AIM OF THE TASK ->
Every line from the start of the records through the line with "0.593, 0.667, 0.741, 0.815, 0.889, 0.963];" is to be written out exactly; pictures are not.

— START OF EXTRACTED MATERIAL —

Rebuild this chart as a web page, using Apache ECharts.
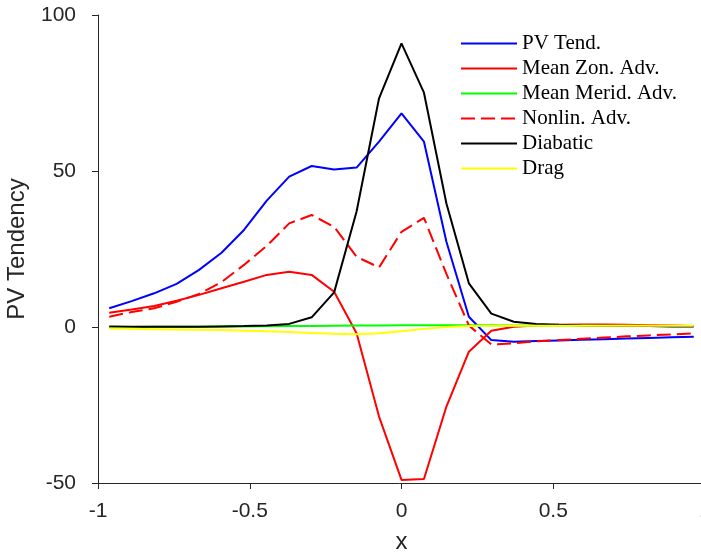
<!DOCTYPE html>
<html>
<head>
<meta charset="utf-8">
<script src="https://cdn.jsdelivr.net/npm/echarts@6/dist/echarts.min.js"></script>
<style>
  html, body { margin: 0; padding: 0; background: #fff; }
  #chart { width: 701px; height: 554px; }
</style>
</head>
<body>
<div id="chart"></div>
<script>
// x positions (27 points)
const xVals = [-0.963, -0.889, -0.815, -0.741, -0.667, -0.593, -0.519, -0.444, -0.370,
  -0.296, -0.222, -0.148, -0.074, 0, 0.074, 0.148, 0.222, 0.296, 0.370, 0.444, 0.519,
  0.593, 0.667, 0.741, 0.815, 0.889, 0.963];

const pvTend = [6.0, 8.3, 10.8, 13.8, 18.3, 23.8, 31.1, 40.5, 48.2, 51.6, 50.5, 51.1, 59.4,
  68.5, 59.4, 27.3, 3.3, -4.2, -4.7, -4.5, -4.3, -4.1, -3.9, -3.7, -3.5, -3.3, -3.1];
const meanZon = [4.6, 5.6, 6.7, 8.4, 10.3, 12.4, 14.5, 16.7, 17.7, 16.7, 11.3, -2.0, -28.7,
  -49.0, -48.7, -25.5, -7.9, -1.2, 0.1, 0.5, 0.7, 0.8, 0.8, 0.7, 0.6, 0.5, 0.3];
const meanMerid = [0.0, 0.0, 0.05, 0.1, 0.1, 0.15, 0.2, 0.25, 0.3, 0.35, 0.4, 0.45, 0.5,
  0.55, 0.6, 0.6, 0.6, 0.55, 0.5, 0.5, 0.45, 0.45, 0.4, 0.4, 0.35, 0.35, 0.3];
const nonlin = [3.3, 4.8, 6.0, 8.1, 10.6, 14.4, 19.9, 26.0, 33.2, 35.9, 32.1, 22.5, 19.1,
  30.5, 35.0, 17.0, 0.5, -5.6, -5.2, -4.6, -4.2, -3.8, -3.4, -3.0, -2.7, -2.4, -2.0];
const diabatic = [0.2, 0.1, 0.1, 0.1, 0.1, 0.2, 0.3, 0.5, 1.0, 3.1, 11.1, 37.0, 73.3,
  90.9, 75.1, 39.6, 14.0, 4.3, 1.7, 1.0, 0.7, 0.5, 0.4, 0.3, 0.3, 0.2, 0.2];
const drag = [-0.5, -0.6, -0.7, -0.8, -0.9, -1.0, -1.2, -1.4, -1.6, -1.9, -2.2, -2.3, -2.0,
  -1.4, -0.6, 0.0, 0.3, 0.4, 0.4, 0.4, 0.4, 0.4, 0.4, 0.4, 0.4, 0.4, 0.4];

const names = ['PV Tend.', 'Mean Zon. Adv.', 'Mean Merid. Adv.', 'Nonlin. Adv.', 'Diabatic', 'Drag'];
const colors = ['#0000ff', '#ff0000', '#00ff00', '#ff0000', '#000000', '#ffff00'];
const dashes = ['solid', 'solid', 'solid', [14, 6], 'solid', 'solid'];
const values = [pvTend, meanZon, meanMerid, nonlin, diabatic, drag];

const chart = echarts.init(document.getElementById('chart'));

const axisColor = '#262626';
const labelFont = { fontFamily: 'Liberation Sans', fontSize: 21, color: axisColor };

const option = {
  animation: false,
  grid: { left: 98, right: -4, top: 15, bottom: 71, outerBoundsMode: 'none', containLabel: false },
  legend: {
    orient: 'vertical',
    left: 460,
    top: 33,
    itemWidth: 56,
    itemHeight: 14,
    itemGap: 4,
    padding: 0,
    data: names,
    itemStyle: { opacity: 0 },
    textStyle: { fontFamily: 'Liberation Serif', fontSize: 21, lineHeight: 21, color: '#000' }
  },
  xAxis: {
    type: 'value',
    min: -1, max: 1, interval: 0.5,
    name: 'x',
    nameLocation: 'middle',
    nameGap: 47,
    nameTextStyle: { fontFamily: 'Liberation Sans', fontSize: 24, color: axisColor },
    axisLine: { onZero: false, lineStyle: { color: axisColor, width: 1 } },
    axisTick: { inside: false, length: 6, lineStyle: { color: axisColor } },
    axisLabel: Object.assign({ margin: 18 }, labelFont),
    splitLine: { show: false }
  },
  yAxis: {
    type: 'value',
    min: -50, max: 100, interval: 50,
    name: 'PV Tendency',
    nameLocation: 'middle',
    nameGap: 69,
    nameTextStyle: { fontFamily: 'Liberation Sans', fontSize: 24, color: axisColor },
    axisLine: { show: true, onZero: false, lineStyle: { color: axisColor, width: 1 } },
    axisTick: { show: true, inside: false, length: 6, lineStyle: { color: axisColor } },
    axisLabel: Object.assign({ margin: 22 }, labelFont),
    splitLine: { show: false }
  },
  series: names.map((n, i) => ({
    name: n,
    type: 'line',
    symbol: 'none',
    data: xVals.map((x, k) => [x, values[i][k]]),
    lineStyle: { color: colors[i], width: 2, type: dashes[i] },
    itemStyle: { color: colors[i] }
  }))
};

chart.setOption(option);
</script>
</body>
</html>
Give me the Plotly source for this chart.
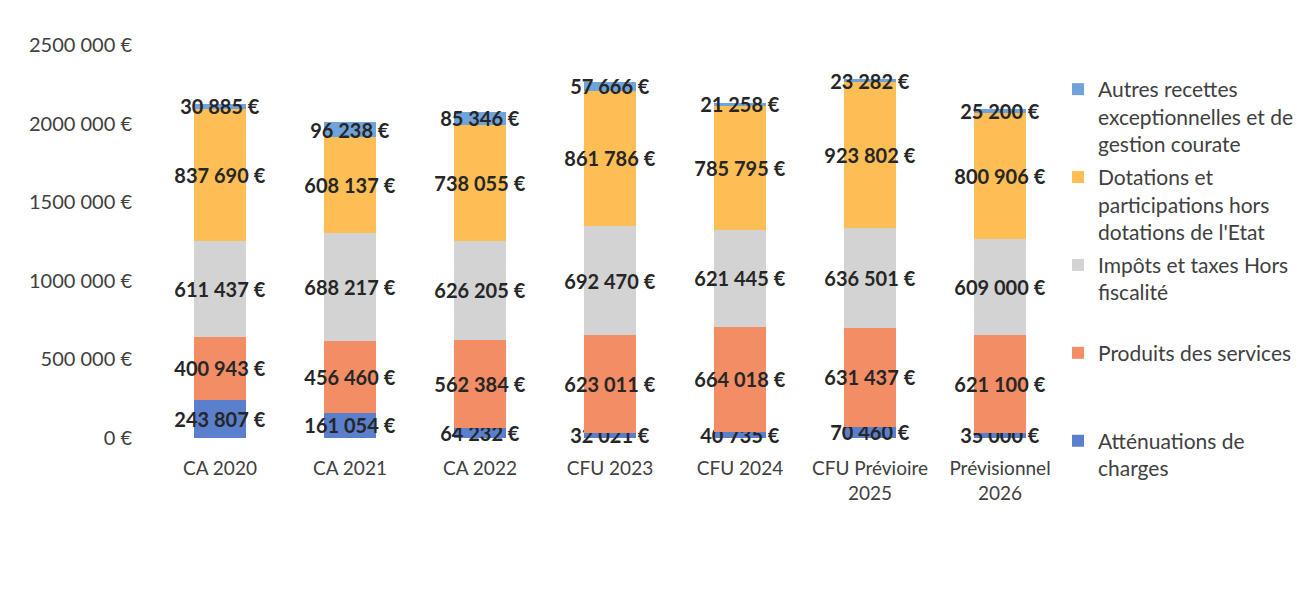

— END OF EXTRACTED MATERIAL —

WRITTEN RESPONSE ->
Rebuild this chart as a web page, using Apache ECharts.
<!DOCTYPE html>
<html>
<head>
<meta charset="utf-8">
<script src="https://cdn.jsdelivr.net/npm/echarts@6/dist/echarts.min.js"></script>
<style>
  html, body { margin: 0; padding: 0; background: #fff; }
  #chart { width: 701px; height: 554px; }
</style>
</head>
<body>
<div id="chart"></div>
<script>
// x positions (27 points)
const xVals = [-0.963, -0.889, -0.815, -0.741, -0.667, -0.593, -0.519, -0.444, -0.370,
  -0.296, -0.222, -0.148, -0.074, 0, 0.074, 0.148, 0.222, 0.296, 0.370, 0.444, 0.519,
  0.593, 0.667, 0.741, 0.815, 0.889, 0.963];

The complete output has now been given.